Prove that $4sinxsin(x+\frac{\pi}{3} )sin(x+\frac{2\pi}{3} )=sin3x$

Explanation:  

• we have a trigonometric identity of sine of sum of two angles as , $sin(A+B)=sinAcosB+cosAsinB$
• using this we get,          
•             $sin(x+\frac{\pi}{3} )=sinxcos\frac{\pi}{3} +cosxsin\frac{\pi}{3} \\sin(x+\frac{\pi}{3})=\frac{sinx}{2}+\frac{\sqrt{3} cosx}{2}\ \ \ \ \ \ \ \ \ \ \ \ \ \ \ \ \ -----(a)$  
• similarly we get,      
•             $sin(x+\frac{2\pi}{3} )=sinxcos\frac{2\pi}{3} +cosxsin\frac{2\pi}{3} \\sin(x+\frac{2\pi}{3})=-\frac{sinx}{2}+\frac{\sqrt{3} cosx}{2}\ \ \ \ \ \ \ \ \ \ \ \ \ \ \ \ \ -----(b)$  
• Putting (a) and (b) in the main function we get,
•               $L.H.S=4sinx(\frac{\sqrt{3}cosx +sinx}{2} )(\frac{\sqrt{3}cosx -sinx}{2} ) \\L.H.S=sinx(3cos^2x-sin^2x)\\L.H.S=sinx(3(1-sin^2x)-sin^2x)\\L.H.S=sinx(3-4sin^2x)\\L.H.S=3sinx-4sin^3x$---------(i)
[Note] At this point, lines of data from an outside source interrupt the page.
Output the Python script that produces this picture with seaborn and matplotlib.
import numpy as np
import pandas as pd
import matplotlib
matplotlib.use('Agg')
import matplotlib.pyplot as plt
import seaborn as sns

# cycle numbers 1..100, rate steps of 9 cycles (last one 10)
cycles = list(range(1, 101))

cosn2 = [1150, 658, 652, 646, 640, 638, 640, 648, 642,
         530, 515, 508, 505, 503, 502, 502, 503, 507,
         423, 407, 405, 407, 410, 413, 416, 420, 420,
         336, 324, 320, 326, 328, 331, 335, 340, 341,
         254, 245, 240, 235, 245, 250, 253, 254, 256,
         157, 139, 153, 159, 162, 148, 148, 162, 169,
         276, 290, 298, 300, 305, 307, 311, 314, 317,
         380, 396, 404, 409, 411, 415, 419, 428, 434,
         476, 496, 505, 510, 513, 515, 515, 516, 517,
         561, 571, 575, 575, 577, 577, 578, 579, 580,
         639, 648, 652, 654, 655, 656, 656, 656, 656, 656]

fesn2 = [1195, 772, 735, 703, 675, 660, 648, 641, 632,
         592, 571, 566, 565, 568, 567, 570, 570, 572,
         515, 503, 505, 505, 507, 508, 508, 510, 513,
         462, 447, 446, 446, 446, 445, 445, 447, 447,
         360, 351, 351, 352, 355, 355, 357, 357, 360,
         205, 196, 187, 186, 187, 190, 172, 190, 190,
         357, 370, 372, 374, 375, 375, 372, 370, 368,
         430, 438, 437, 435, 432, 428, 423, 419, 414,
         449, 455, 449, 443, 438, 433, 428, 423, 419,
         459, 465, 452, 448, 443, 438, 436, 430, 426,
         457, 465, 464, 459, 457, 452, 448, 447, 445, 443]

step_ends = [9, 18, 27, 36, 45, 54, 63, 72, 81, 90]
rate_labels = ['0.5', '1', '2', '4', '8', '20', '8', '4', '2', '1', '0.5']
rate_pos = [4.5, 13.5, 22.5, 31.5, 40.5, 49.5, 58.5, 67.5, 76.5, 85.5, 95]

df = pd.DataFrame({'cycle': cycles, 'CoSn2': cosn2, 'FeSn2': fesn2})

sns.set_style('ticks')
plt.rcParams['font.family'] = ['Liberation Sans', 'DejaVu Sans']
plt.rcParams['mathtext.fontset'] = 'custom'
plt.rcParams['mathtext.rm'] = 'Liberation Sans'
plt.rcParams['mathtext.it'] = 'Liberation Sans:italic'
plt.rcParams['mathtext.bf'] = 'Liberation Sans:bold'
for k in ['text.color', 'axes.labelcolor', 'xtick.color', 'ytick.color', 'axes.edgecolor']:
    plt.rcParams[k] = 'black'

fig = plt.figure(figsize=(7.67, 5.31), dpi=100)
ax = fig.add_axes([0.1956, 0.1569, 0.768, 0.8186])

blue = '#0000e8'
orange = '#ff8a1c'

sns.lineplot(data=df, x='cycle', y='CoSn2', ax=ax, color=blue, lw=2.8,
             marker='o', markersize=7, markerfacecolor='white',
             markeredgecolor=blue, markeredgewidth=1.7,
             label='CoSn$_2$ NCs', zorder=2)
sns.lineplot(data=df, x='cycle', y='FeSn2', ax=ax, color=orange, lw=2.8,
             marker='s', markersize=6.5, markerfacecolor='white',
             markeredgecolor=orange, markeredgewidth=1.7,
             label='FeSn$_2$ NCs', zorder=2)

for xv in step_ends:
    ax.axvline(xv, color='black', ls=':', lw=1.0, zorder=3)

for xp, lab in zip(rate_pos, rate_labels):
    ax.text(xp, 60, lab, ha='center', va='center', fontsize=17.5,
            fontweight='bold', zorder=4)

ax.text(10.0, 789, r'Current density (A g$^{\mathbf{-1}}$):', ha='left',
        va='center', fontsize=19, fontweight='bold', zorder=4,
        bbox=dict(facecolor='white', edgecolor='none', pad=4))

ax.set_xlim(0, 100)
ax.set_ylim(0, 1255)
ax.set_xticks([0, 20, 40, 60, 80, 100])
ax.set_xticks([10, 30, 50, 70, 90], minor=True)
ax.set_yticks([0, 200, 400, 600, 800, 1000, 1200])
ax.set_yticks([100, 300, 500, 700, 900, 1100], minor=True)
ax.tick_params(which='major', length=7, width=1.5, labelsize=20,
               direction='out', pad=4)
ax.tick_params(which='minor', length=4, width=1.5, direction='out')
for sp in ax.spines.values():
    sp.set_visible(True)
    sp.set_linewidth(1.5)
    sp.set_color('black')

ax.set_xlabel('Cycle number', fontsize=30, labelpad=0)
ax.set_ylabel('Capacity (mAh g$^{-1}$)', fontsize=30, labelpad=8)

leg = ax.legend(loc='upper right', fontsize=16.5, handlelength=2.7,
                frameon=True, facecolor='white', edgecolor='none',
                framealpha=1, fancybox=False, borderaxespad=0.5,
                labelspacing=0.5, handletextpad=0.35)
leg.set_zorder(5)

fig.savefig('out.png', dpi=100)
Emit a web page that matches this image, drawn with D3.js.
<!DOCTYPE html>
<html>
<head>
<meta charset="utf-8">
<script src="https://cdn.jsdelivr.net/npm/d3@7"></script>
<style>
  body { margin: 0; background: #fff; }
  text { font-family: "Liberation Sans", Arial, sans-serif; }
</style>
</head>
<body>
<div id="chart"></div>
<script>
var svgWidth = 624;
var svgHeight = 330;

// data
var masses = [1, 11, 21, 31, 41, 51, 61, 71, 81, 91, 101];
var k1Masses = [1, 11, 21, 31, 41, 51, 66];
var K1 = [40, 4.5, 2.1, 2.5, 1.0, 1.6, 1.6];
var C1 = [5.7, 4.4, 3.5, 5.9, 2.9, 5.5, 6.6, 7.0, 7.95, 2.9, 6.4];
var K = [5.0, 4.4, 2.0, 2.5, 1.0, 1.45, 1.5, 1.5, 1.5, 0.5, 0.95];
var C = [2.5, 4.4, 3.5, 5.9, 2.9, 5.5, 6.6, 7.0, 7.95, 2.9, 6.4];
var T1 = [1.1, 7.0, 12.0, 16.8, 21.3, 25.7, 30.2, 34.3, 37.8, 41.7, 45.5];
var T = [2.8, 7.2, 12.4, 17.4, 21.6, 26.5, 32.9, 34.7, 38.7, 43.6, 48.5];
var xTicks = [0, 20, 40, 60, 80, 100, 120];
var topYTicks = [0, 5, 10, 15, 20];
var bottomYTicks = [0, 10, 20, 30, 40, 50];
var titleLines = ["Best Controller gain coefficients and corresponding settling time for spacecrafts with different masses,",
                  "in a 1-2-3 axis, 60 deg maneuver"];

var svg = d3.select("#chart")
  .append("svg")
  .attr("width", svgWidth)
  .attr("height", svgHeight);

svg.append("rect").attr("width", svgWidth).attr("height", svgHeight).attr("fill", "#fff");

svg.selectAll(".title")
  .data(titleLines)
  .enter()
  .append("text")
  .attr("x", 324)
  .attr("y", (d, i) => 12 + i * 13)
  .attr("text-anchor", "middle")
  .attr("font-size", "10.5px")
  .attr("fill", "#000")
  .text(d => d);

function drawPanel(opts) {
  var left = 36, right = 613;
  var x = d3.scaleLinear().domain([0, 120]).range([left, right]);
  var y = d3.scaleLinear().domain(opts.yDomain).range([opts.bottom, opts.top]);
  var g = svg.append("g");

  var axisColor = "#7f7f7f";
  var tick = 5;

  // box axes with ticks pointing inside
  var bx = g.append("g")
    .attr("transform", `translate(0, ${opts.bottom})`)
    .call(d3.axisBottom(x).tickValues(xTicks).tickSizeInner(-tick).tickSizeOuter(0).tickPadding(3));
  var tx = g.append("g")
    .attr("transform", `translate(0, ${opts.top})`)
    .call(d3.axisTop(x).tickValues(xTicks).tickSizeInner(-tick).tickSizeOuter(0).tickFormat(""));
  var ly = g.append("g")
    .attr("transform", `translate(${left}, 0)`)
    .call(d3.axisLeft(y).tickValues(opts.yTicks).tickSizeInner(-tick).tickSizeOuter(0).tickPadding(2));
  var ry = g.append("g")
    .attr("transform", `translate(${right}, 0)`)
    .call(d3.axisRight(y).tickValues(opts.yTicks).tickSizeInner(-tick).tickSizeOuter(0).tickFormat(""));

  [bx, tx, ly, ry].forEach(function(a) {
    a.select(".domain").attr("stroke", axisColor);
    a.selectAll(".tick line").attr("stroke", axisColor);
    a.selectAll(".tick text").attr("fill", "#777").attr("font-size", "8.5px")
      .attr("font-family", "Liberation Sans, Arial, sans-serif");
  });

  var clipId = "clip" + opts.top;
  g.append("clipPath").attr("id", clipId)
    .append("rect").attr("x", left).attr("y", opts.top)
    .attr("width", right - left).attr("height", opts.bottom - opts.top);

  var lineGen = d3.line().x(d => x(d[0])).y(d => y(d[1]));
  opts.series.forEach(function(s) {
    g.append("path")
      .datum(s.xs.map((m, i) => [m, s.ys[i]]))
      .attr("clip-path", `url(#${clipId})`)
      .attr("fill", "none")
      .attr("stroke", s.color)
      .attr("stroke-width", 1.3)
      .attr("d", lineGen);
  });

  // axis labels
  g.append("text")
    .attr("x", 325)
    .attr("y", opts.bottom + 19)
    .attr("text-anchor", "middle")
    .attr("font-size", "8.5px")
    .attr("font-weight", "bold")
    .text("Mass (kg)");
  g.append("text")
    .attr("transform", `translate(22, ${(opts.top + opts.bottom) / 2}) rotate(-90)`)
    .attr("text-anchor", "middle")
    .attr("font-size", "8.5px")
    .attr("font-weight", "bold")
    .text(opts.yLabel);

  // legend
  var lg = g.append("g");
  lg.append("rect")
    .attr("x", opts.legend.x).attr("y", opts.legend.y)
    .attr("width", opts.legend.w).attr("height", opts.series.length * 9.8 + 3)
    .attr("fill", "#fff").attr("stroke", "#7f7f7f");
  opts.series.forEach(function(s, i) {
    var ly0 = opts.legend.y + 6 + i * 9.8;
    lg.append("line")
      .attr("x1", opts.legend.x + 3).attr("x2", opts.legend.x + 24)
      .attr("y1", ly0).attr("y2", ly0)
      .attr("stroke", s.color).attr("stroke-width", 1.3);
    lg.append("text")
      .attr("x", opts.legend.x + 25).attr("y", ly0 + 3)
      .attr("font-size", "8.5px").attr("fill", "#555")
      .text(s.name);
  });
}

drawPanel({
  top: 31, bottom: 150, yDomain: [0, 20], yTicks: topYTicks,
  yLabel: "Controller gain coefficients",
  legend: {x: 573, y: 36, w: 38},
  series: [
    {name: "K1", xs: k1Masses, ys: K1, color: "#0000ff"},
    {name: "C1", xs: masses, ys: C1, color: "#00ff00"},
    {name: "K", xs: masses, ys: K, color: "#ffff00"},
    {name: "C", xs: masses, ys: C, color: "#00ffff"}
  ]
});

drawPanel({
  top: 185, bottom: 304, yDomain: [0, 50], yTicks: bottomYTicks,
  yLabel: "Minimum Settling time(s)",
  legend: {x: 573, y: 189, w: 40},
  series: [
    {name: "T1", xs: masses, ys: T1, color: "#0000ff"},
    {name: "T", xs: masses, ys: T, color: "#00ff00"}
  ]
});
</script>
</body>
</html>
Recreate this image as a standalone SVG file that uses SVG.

• Applying the sum of angles identity to R.H.S of the main function we get,
• $R.H.S=sin(3x)=sin(2x+x)\\R.H.S=sin2xcosx+cos2xsinx\\R.H.S=(2sinxcosx)cosx+(1-2sin^2x)sinx\\R.H.S=sinx(2cos^2x+1)-2sin^3x\\R.H.S=sinx(2-2sin^2x+1)-2sin^3x\\R.H.S=3sinx-4sin^3x$------(ii)
• From (i) and (ii) we get that RHS and LHS are equal. Hence, proved.